- COLLECTED DATA
------------------------------------------------

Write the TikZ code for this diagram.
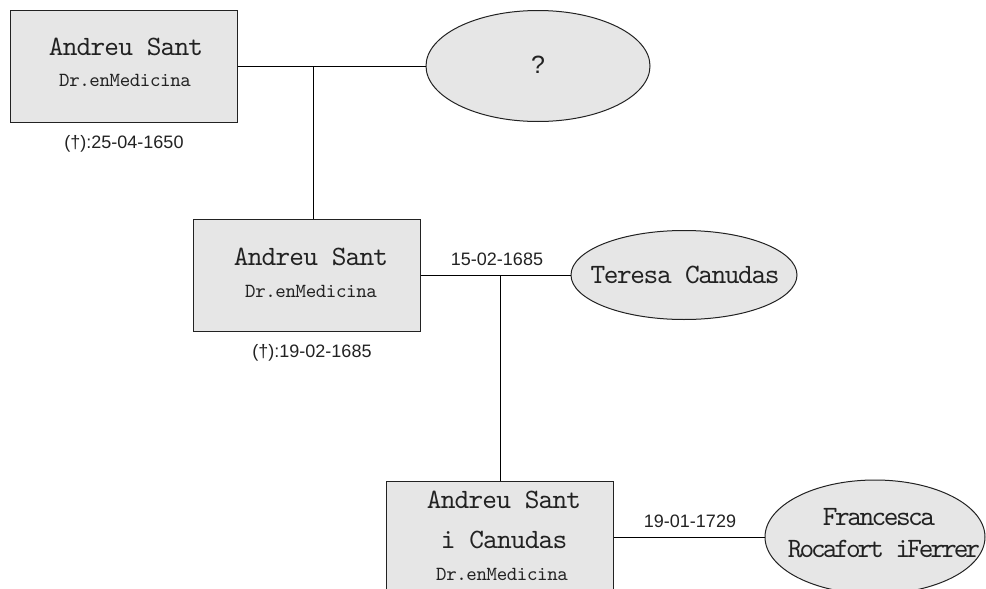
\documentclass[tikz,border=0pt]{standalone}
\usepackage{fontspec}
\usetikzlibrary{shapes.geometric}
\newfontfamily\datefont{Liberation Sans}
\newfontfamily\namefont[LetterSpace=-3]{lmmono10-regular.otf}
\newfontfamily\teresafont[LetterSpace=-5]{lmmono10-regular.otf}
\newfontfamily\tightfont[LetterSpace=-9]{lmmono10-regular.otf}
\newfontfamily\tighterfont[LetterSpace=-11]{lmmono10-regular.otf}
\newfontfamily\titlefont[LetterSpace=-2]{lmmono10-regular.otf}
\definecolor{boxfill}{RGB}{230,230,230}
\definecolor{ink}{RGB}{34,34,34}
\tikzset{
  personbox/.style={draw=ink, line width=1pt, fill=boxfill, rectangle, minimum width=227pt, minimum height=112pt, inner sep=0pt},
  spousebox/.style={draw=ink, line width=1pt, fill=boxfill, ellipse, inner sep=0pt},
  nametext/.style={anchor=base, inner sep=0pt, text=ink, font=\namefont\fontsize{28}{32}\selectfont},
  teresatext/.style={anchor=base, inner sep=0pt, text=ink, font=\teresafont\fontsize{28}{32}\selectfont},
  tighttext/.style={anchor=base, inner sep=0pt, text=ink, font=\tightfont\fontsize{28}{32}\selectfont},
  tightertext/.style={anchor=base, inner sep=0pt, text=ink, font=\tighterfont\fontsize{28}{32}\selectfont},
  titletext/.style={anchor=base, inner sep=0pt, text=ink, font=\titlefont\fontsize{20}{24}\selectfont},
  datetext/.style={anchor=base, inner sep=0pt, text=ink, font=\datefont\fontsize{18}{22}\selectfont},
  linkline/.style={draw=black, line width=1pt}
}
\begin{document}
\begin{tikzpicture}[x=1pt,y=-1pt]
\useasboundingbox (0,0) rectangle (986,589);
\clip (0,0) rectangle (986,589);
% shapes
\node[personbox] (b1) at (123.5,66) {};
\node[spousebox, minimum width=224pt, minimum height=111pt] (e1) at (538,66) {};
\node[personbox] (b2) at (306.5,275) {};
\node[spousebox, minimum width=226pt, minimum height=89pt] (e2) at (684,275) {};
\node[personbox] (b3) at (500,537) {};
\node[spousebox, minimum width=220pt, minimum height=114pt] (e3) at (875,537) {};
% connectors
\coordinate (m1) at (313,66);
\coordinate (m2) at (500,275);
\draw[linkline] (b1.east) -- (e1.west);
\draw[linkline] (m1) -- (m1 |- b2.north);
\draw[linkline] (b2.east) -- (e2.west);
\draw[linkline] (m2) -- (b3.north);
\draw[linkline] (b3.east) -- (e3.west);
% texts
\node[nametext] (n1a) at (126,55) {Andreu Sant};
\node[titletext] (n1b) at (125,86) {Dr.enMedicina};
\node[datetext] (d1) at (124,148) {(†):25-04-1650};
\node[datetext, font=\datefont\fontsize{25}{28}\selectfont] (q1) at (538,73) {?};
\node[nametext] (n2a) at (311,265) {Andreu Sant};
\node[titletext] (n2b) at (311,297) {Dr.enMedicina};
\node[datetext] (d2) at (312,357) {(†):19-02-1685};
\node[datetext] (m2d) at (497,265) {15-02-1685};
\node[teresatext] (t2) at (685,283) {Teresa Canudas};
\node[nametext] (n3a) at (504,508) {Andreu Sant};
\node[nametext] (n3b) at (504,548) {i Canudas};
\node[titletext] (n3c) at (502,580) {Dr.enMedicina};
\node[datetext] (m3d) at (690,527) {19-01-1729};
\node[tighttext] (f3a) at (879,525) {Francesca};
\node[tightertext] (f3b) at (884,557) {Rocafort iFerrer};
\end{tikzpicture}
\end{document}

------------------------------------------------

- WHAT YOU SHOULD DO
Pictures are excluded; copy all other data exactly as shown.

- THE COMPLETED TASK
Write the TikZ code for this diagram.
\documentclass[tikz,border=0pt]{standalone}
\usepackage{fontspec}
\usetikzlibrary{shapes.geometric}
\newfontfamily\datefont{Liberation Sans}
\newfontfamily\namefont[LetterSpace=-3]{lmmono10-regular.otf}
\newfontfamily\teresafont[LetterSpace=-5]{lmmono10-regular.otf}
\newfontfamily\tightfont[LetterSpace=-9]{lmmono10-regular.otf}
\newfontfamily\tighterfont[LetterSpace=-11]{lmmono10-regular.otf}
\newfontfamily\titlefont[LetterSpace=-2]{lmmono10-regular.otf}
\definecolor{boxfill}{RGB}{230,230,230}
\definecolor{ink}{RGB}{34,34,34}
\tikzset{
  personbox/.style={draw=ink, line width=1pt, fill=boxfill, rectangle, minimum width=227pt, minimum height=112pt, inner sep=0pt},
  spousebox/.style={draw=ink, line width=1pt, fill=boxfill, ellipse, inner sep=0pt},
  nametext/.style={anchor=base, inner sep=0pt, text=ink, font=\namefont\fontsize{28}{32}\selectfont},
  teresatext/.style={anchor=base, inner sep=0pt, text=ink, font=\teresafont\fontsize{28}{32}\selectfont},
  tighttext/.style={anchor=base, inner sep=0pt, text=ink, font=\tightfont\fontsize{28}{32}\selectfont},
  tightertext/.style={anchor=base, inner sep=0pt, text=ink, font=\tighterfont\fontsize{28}{32}\selectfont},
  titletext/.style={anchor=base, inner sep=0pt, text=ink, font=\titlefont\fontsize{20}{24}\selectfont},
  datetext/.style={anchor=base, inner sep=0pt, text=ink, font=\datefont\fontsize{18}{22}\selectfont},
  linkline/.style={draw=black, line width=1pt}
}
\begin{document}
\begin{tikzpicture}[x=1pt,y=-1pt]
\useasboundingbox (0,0) rectangle (986,589);
\clip (0,0) rectangle (986,589);
% shapes
\node[personbox] (b1) at (123.5,66) {};
\node[spousebox, minimum width=224pt, minimum height=111pt] (e1) at (538,66) {};
\node[personbox] (b2) at (306.5,275) {};
\node[spousebox, minimum width=226pt, minimum height=89pt] (e2) at (684,275) {};
\node[personbox] (b3) at (500,537) {};
\node[spousebox, minimum width=220pt, minimum height=114pt] (e3) at (875,537) {};
% connectors
\coordinate (m1) at (313,66);
\coordinate (m2) at (500,275);
\draw[linkline] (b1.east) -- (e1.west);
\draw[linkline] (m1) -- (m1 |- b2.north);
\draw[linkline] (b2.east) -- (e2.west);
\draw[linkline] (m2) -- (b3.north);
\draw[linkline] (b3.east) -- (e3.west);
% texts
\node[nametext] (n1a) at (126,55) {Andreu Sant};
\node[titletext] (n1b) at (125,86) {Dr.enMedicina};
\node[datetext] (d1) at (124,148) {(†):25-04-1650};
\node[datetext, font=\datefont\fontsize{25}{28}\selectfont] (q1) at (538,73) {?};
\node[nametext] (n2a) at (311,265) {Andreu Sant};
\node[titletext] (n2b) at (311,297) {Dr.enMedicina};
\node[datetext] (d2) at (312,357) {(†):19-02-1685};
\node[datetext] (m2d) at (497,265) {15-02-1685};
\node[teresatext] (t2) at (685,283) {Teresa Canudas};
\node[nametext] (n3a) at (504,508) {Andreu Sant};
\node[nametext] (n3b) at (504,548) {i Canudas};
\node[titletext] (n3c) at (502,580) {Dr.enMedicina};
\node[datetext] (m3d) at (690,527) {19-01-1729};
\node[tighttext] (f3a) at (879,525) {Francesca};
\node[tightertext] (f3b) at (884,557) {Rocafort iFerrer};
\end{tikzpicture}
\end{document}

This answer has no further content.